Dataset content =
▬▬▬▬▬▬
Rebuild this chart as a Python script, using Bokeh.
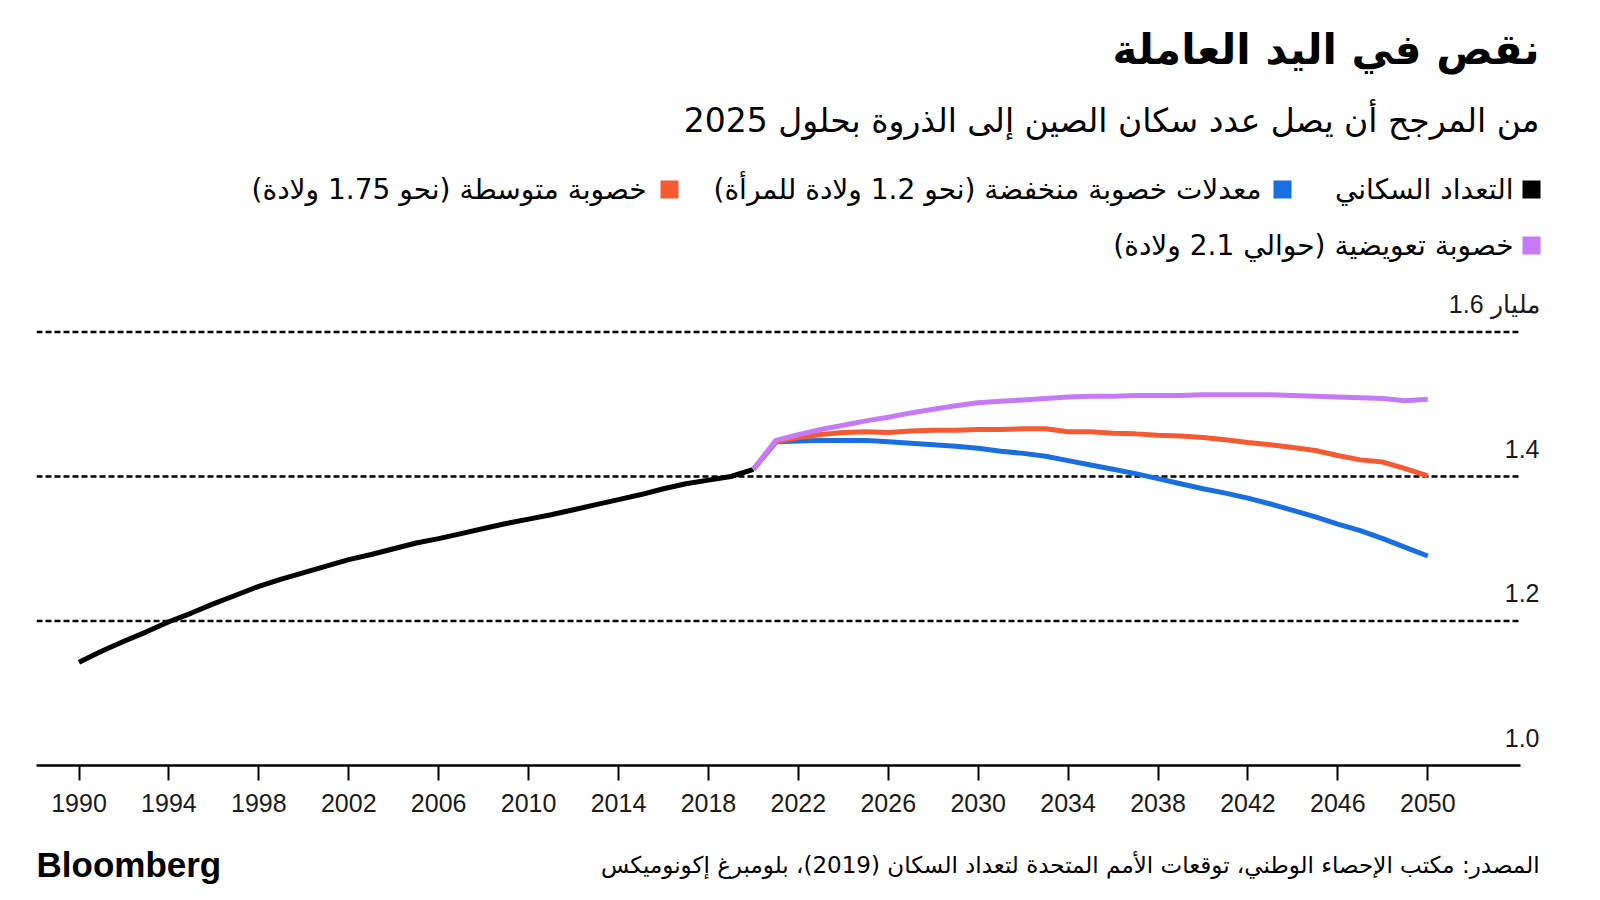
from bokeh.plotting import figure
from bokeh.models import Range1d, FixedTicker, Label
from bokeh.layouts import column
from bokeh.core.properties import value
from bokeh.embed import file_html
from bokeh.resources import INLINE

# ---------------- data ----------------
hist_years = list(range(1990, 2021))
hist_pop = [1.143, 1.158, 1.172, 1.185, 1.199, 1.211, 1.224, 1.236, 1.248, 1.258,
            1.267, 1.276, 1.285, 1.292, 1.300, 1.308, 1.314, 1.321, 1.328, 1.335,
            1.341, 1.347, 1.354, 1.361, 1.368, 1.375, 1.383, 1.390, 1.395, 1.400,
            1.410]

proj_years = list(range(2020, 2051))
low_fert = [1.410, 1.448, 1.449, 1.450, 1.450, 1.450, 1.448, 1.446, 1.444, 1.442,
            1.439, 1.435, 1.432, 1.428, 1.422, 1.416, 1.410, 1.404, 1.397, 1.390,
            1.383, 1.377, 1.370, 1.362, 1.353, 1.344, 1.334, 1.325, 1.314, 1.302,
            1.290]
med_fert = [1.410, 1.448, 1.454, 1.458, 1.461, 1.462, 1.461, 1.463, 1.464, 1.464,
            1.465, 1.465, 1.466, 1.466, 1.462, 1.462, 1.460, 1.459, 1.457, 1.456,
            1.454, 1.451, 1.447, 1.444, 1.440, 1.436, 1.429, 1.423, 1.420, 1.411,
            1.401]
repl_fert = [1.410, 1.450, 1.458, 1.465, 1.471, 1.477, 1.482, 1.488, 1.493, 1.498,
             1.502, 1.504, 1.506, 1.508, 1.510, 1.511, 1.511, 1.512, 1.512, 1.512,
             1.513, 1.513, 1.513, 1.513, 1.512, 1.511, 1.510, 1.509, 1.508, 1.505,
             1.507]

x_ticks = list(range(1990, 2051, 4))
grid_values = [1.2, 1.4, 1.6]
y_label_values = [1.0, 1.2, 1.4, 1.6]
y_label_texts = ["1.0", "1.2", "1.4", "1.6 مليار"]

RLM = "\u200f"
title = "نقص في اليد العاملة"
subtitle = "من المرجح أن يصل عدد سكان الصين إلى الذروة بحلول 2025"
legend_labels = ["التعداد السكاني",
                 "معدلات خصوبة منخفضة (نحو 1.2 ولادة للمرأة)",
                 "خصوبة متوسطة (نحو 1.75 ولادة)",
                 "خصوبة تعويضية (حوالي 2.1 ولادة)"]
source = "المصدر: مكتب الإحصاء الوطني، توقعات الأمم المتحدة لتعداد السكان (2019)، بلومبرغ إكونوميكس"
brand = "Bloomberg"

BLACK = "#000000"
BLUE = "#1a6fe0"
ORANGE = "#f65a32"
PURPLE = "#c57bf5"
legend_colors = [BLACK, BLUE, ORANGE, PURPLE]

W = 1584
ARABIC = "DejaVu Sans"
LATIN = "Liberation Sans"

# frame edges (px) shared by all stacked figures
FL, FG, FR = 36, 1520, 1550
FT, FB, BOT = 285, 765, 830

# ---------------- header (title, subtitle, legend) ----------------
HEAD_H = FT
head = figure(width=W, height=HEAD_H, output_backend="svg", toolbar_location=None,
              x_range=Range1d(FL, FR), y_range=Range1d(HEAD_H, 0),
              x_axis_type=None, y_axis_type=None,
              min_border_left=FL, min_border_right=W - FR,
              min_border_top=0, min_border_bottom=0)
head.outline_line_color = None
head.grid.visible = False

head.text(x=[1539], y=[49], text=[RLM + title + RLM], text_align="right",
          text_baseline="middle", text_font=value(ARABIC), text_font_style="bold",
          text_font_size="42px", text_color="black")
head.text(x=[1539], y=[120], text=[RLM + subtitle + RLM], text_align="right",
          text_baseline="middle", text_font=value(ARABIC),
          text_font_size="33px", text_color="black")

leg_text_x = [1513, 1261, 646, 1513]
leg_sq_x = [1531, 1282, 669, 1531]
leg_y = [189, 189, 189, 245]
head.rect(x=leg_sq_x, y=leg_y, width=18, height=18, width_units="screen",
          height_units="screen", fill_color=legend_colors, line_color=None)
head.text(x=leg_text_x, y=leg_y, text=[RLM + t + RLM for t in legend_labels],
          text_align="right", text_baseline="middle", text_font=value(ARABIC),
          text_font_size="28px", text_color="black")

# ---------------- chart ----------------
PX_YEAR = 22.48
X_1990 = 78.5
PX_UNIT = 722.5
X0 = 1990 - (X_1990 - FL) / PX_YEAR
XG = 1990 + (FG - X_1990) / PX_YEAR
X1 = 1990 + (FR - X_1990) / PX_YEAR
Y0 = 1.0
Y1 = 1.0 + (FB - FT) / PX_UNIT

p = figure(width=W, height=BOT - FT, output_backend="svg", toolbar_location=None,
           x_range=Range1d(X0, X1), y_range=Range1d(Y0, Y1),
           min_border_left=FL, min_border_right=W - FR,
           min_border_top=0, min_border_bottom=BOT - FB)
p.outline_line_color = None
p.yaxis.visible = False
p.grid.visible = False

xa = p.xaxis[0]
xa.ticker = FixedTicker(ticks=x_ticks)
xa.bounds = (X0, XG)
xa.axis_line_width = 2.5
xa.axis_line_color = "black"
xa.major_tick_in = 0
xa.major_tick_out = 15
xa.major_tick_line_width = 2
xa.major_tick_line_color = "black"
xa.minor_tick_line_color = None
xa.major_label_text_font = LATIN
xa.major_label_text_font_size = "25px"
xa.major_label_text_color = "#1a1a1a"
xa.major_label_standoff = 13

p.segment(x0=[X0] * len(grid_values), y0=grid_values,
          x1=[XG] * len(grid_values), y1=grid_values,
          line_color="black", line_width=2.6, line_dash="6 3")

p.line(hist_years, hist_pop, line_color=BLACK, line_width=5)
p.line(proj_years, low_fert, line_color=BLUE, line_width=5)
p.line(proj_years, med_fert, line_color=ORANGE, line_width=5)
p.line(proj_years, repl_fert, line_color=PURPLE, line_width=5)

for v, t in zip(y_label_values, y_label_texts):
    p.add_layout(Label(x=X1, y=v, x_offset=1539 - FR, y_offset=28, text=t,
                       text_align="right", text_baseline="middle",
                       text_font=LATIN, text_font_size="25px",
                       text_color="#1a1a1a"))

# ---------------- footer ----------------
FOOT_TOP = BOT
FOOT_H = 884 - FOOT_TOP
foot = figure(width=W, height=FOOT_H, output_backend="svg", toolbar_location=None,
              x_range=Range1d(FL, FR), y_range=Range1d(FOOT_TOP + FOOT_H, FOOT_TOP),
              x_axis_type=None, y_axis_type=None,
              min_border_left=FL, min_border_right=W - FR,
              min_border_top=0, min_border_bottom=0)
foot.outline_line_color = None
foot.grid.visible = False
foot.text(x=[1539], y=[864], text=[RLM + source + RLM], text_align="right",
          text_baseline="middle", text_font=value(ARABIC),
          text_font_size="23px", text_color="black")
foot.text(x=[FL], y=[864], text=[brand], text_align="left",
          text_baseline="middle", text_font=value(LATIN), text_font_style="bold",
          text_font_size="35px", text_color="black")

layout = column(head, p, foot, spacing=0)
open("out.html", "w").write(file_html(layout, INLINE))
▬▬▬▬▬▬
Task goal =
Quote everything in the listing above exactly; pictures are the only thing to omit.

Full output =
Rebuild this chart as a Python script, using Bokeh.
from bokeh.plotting import figure
from bokeh.models import Range1d, FixedTicker, Label
from bokeh.layouts import column
from bokeh.core.properties import value
from bokeh.embed import file_html
from bokeh.resources import INLINE

# ---------------- data ----------------
hist_years = list(range(1990, 2021))
hist_pop = [1.143, 1.158, 1.172, 1.185, 1.199, 1.211, 1.224, 1.236, 1.248, 1.258,
            1.267, 1.276, 1.285, 1.292, 1.300, 1.308, 1.314, 1.321, 1.328, 1.335,
            1.341, 1.347, 1.354, 1.361, 1.368, 1.375, 1.383, 1.390, 1.395, 1.400,
            1.410]

proj_years = list(range(2020, 2051))
low_fert = [1.410, 1.448, 1.449, 1.450, 1.450, 1.450, 1.448, 1.446, 1.444, 1.442,
            1.439, 1.435, 1.432, 1.428, 1.422, 1.416, 1.410, 1.404, 1.397, 1.390,
            1.383, 1.377, 1.370, 1.362, 1.353, 1.344, 1.334, 1.325, 1.314, 1.302,
            1.290]
med_fert = [1.410, 1.448, 1.454, 1.458, 1.461, 1.462, 1.461, 1.463, 1.464, 1.464,
            1.465, 1.465, 1.466, 1.466, 1.462, 1.462, 1.460, 1.459, 1.457, 1.456,
            1.454, 1.451, 1.447, 1.444, 1.440, 1.436, 1.429, 1.423, 1.420, 1.411,
            1.401]
repl_fert = [1.410, 1.450, 1.458, 1.465, 1.471, 1.477, 1.482, 1.488, 1.493, 1.498,
             1.502, 1.504, 1.506, 1.508, 1.510, 1.511, 1.511, 1.512, 1.512, 1.512,
             1.513, 1.513, 1.513, 1.513, 1.512, 1.511, 1.510, 1.509, 1.508, 1.505,
             1.507]

x_ticks = list(range(1990, 2051, 4))
grid_values = [1.2, 1.4, 1.6]
y_label_values = [1.0, 1.2, 1.4, 1.6]
y_label_texts = ["1.0", "1.2", "1.4", "1.6 مليار"]

RLM = "\u200f"
title = "نقص في اليد العاملة"
subtitle = "من المرجح أن يصل عدد سكان الصين إلى الذروة بحلول 2025"
legend_labels = ["التعداد السكاني",
                 "معدلات خصوبة منخفضة (نحو 1.2 ولادة للمرأة)",
                 "خصوبة متوسطة (نحو 1.75 ولادة)",
                 "خصوبة تعويضية (حوالي 2.1 ولادة)"]
source = "المصدر: مكتب الإحصاء الوطني، توقعات الأمم المتحدة لتعداد السكان (2019)، بلومبرغ إكونوميكس"
brand = "Bloomberg"

BLACK = "#000000"
BLUE = "#1a6fe0"
ORANGE = "#f65a32"
PURPLE = "#c57bf5"
legend_colors = [BLACK, BLUE, ORANGE, PURPLE]

W = 1584
ARABIC = "DejaVu Sans"
LATIN = "Liberation Sans"

# frame edges (px) shared by all stacked figures
FL, FG, FR = 36, 1520, 1550
FT, FB, BOT = 285, 765, 830

# ---------------- header (title, subtitle, legend) ----------------
HEAD_H = FT
head = figure(width=W, height=HEAD_H, output_backend="svg", toolbar_location=None,
              x_range=Range1d(FL, FR), y_range=Range1d(HEAD_H, 0),
              x_axis_type=None, y_axis_type=None,
              min_border_left=FL, min_border_right=W - FR,
              min_border_top=0, min_border_bottom=0)
head.outline_line_color = None
head.grid.visible = False

head.text(x=[1539], y=[49], text=[RLM + title + RLM], text_align="right",
          text_baseline="middle", text_font=value(ARABIC), text_font_style="bold",
          text_font_size="42px", text_color="black")
head.text(x=[1539], y=[120], text=[RLM + subtitle + RLM], text_align="right",
          text_baseline="middle", text_font=value(ARABIC),
          text_font_size="33px", text_color="black")

leg_text_x = [1513, 1261, 646, 1513]
leg_sq_x = [1531, 1282, 669, 1531]
leg_y = [189, 189, 189, 245]
head.rect(x=leg_sq_x, y=leg_y, width=18, height=18, width_units="screen",
          height_units="screen", fill_color=legend_colors, line_color=None)
head.text(x=leg_text_x, y=leg_y, text=[RLM + t + RLM for t in legend_labels],
          text_align="right", text_baseline="middle", text_font=value(ARABIC),
          text_font_size="28px", text_color="black")

# ---------------- chart ----------------
PX_YEAR = 22.48
X_1990 = 78.5
PX_UNIT = 722.5
X0 = 1990 - (X_1990 - FL) / PX_YEAR
XG = 1990 + (FG - X_1990) / PX_YEAR
X1 = 1990 + (FR - X_1990) / PX_YEAR
Y0 = 1.0
Y1 = 1.0 + (FB - FT) / PX_UNIT

p = figure(width=W, height=BOT - FT, output_backend="svg", toolbar_location=None,
           x_range=Range1d(X0, X1), y_range=Range1d(Y0, Y1),
           min_border_left=FL, min_border_right=W - FR,
           min_border_top=0, min_border_bottom=BOT - FB)
p.outline_line_color = None
p.yaxis.visible = False
p.grid.visible = False

xa = p.xaxis[0]
xa.ticker = FixedTicker(ticks=x_ticks)
xa.bounds = (X0, XG)
xa.axis_line_width = 2.5
xa.axis_line_color = "black"
xa.major_tick_in = 0
xa.major_tick_out = 15
xa.major_tick_line_width = 2
xa.major_tick_line_color = "black"
xa.minor_tick_line_color = None
xa.major_label_text_font = LATIN
xa.major_label_text_font_size = "25px"
xa.major_label_text_color = "#1a1a1a"
xa.major_label_standoff = 13

p.segment(x0=[X0] * len(grid_values), y0=grid_values,
          x1=[XG] * len(grid_values), y1=grid_values,
          line_color="black", line_width=2.6, line_dash="6 3")

p.line(hist_years, hist_pop, line_color=BLACK, line_width=5)
p.line(proj_years, low_fert, line_color=BLUE, line_width=5)
p.line(proj_years, med_fert, line_color=ORANGE, line_width=5)
p.line(proj_years, repl_fert, line_color=PURPLE, line_width=5)

for v, t in zip(y_label_values, y_label_texts):
    p.add_layout(Label(x=X1, y=v, x_offset=1539 - FR, y_offset=28, text=t,
                       text_align="right", text_baseline="middle",
                       text_font=LATIN, text_font_size="25px",
                       text_color="#1a1a1a"))

# ---------------- footer ----------------
FOOT_TOP = BOT
FOOT_H = 884 - FOOT_TOP
foot = figure(width=W, height=FOOT_H, output_backend="svg", toolbar_location=None,
              x_range=Range1d(FL, FR), y_range=Range1d(FOOT_TOP + FOOT_H, FOOT_TOP),
              x_axis_type=None, y_axis_type=None,
              min_border_left=FL, min_border_right=W - FR,
              min_border_top=0, min_border_bottom=0)
foot.outline_line_color = None
foot.grid.visible = False
foot.text(x=[1539], y=[864], text=[RLM + source + RLM], text_align="right",
          text_baseline="middle", text_font=value(ARABIC),
          text_font_size="23px", text_color="black")
foot.text(x=[FL], y=[864], text=[brand], text_align="left",
          text_baseline="middle", text_font=value(LATIN), text_font_style="bold",
          text_font_size="35px", text_color="black")

layout = column(head, p, foot, spacing=0)
open("out.html", "w").write(file_html(layout, INLINE))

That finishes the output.